The only saving grace in all of this was the fact that the Citizens Participation Act put the underlying case on hold and halted costly discovery while the appellate court considered the constitutional concerns. Even with the act in place, the ordeal left Ornstein “acutely aware how even when you win a lawsuit, you can still lose.” His case underscores how critical this law is to protecting those who don’t have deep pockets to fund endless legal battles.

Ornstein was lucky—ProPublica covered his legal fees—but journalists spent countless hours working with lawyers rather than reporting news, which left the public without information it would have otherwise received. The nonprofit news organization’s insurance costs skyrocketed. Ornstein was even denied a mortgage because he truthfully answered a question about whether he was a defendant in a lawsuit. All of this happened, even though he ultimately won.

The consequences of weakening the Texas Citizens Participation Act go beyond just prominent conservatives, pro-life activists, and journalists. Everyday Texans also depend on it to protect their right to engage in political speech, report on wrongdoing, and hold powerful institutions accountable.

Consider small-town journalists who expose corruption in local government. Without the act, they could be tied up in court for years and their publications bankrupted by legal fees before they ever get a chance to defend themselves.

Or consider citizen activists who criticize unethical business practices—without the act, those businesses could file lawsuits to silence dissent, knowing full well they might not win in the end but could financially exhaust their critics.

The part of the Citizens Participation Act that Texans for Lawsuit Reform wants to scrap is the provision that puts a case on hold if a SLAPP victim appeals when a trial judge refuses to dismiss his case. If Senate Bill 336 or House Bill 2459 get passed, victims of these harassing lawsuits could be left fighting their attackers on two fronts: in a trial court and in a court of appeals, all at the same time.

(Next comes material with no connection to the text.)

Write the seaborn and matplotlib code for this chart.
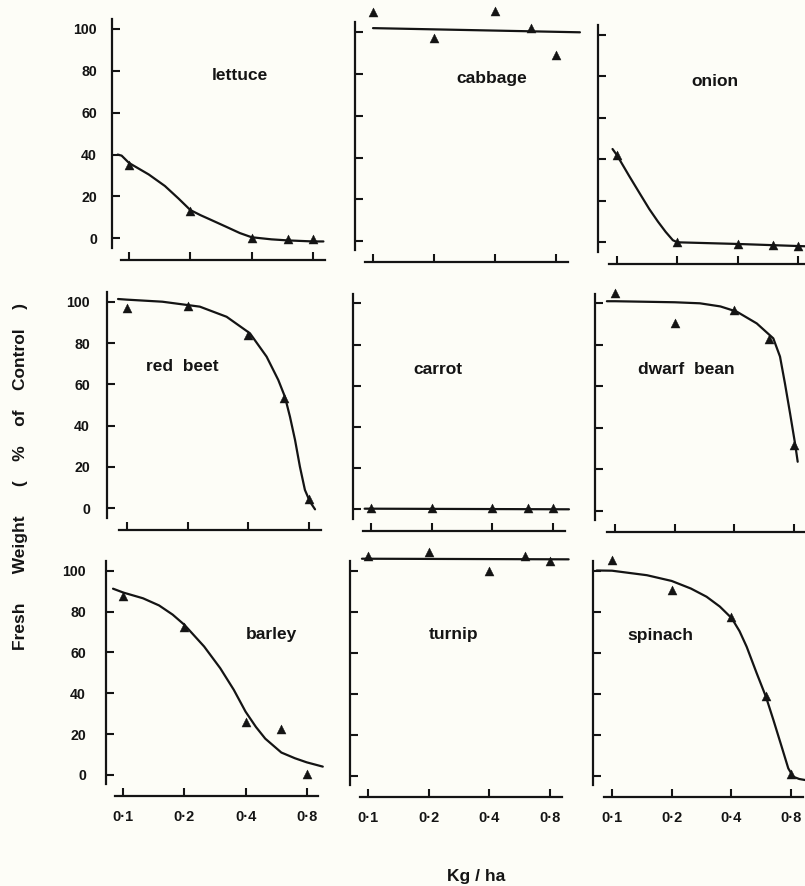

Not to mention the mess it would make of the court system—resulting in anything but the judicial economy Texans for Lawsuit Reform professes to promote.

But here’s the reality: people who file SLAPP lawsuits don’t care if they ultimately lose at trial. Their goal is to drown their critics in litigation costs, draining their resources until they can no longer speak out. These kinds of lawsuits not only distract nonprofit advocacy organizations, like Texas Right to Life, from serving their communities, they can push them into insolvency. And that’s not to mention the impact defending such a lawsuit can have on individuals who criticize the powers that be. 

This is particularly egregious given Texans for Lawsuit Reform’s history of supporting the Texas Citizens Participation Act when it was first passed in 2011. Back then, the organization recognized the real threat posed by meritless lawsuits designed to stifle speech.

But now, perhaps due to pressure from powerful interests that benefit from SLAPP suits, the group has reversed course. The same organization that once championed tort reform is now actively working to undermine one of the most successful tort reform laws in Texas history.

The millionaires behind Texans for Lawsuit Reform support reforms that prevent you from suing them, but they’re all too eager to undermine reforms that stop them from suing you. Their efforts to gut the Citizens Participation Act should be no less shocking than if PETA were caught selling fur coats.

The act protects Texans across the ideological spectrum, from grassroots activists to government watchdogs to online reviewers. Weakening it would embolden litigious corporations, political operatives, and deep-pocketed individuals to use the courts as a cudgel against their opponents. The impact would be devastating not just for those sued, but for the fundamental principles of free speech and open debate in Texas.

Tort reform advocates’ disdain for expensive litigation disappears when they’re the ones filing the lawsuits. Texans should reject these disingenuous, self-serving attacks and tell their lawmakers to leave the Citizens Participation Act alone, ensuring that all of us—whether pro-life advocates, journalists, or everyday citizens—can continue speaking truth to power without fear of retaliation.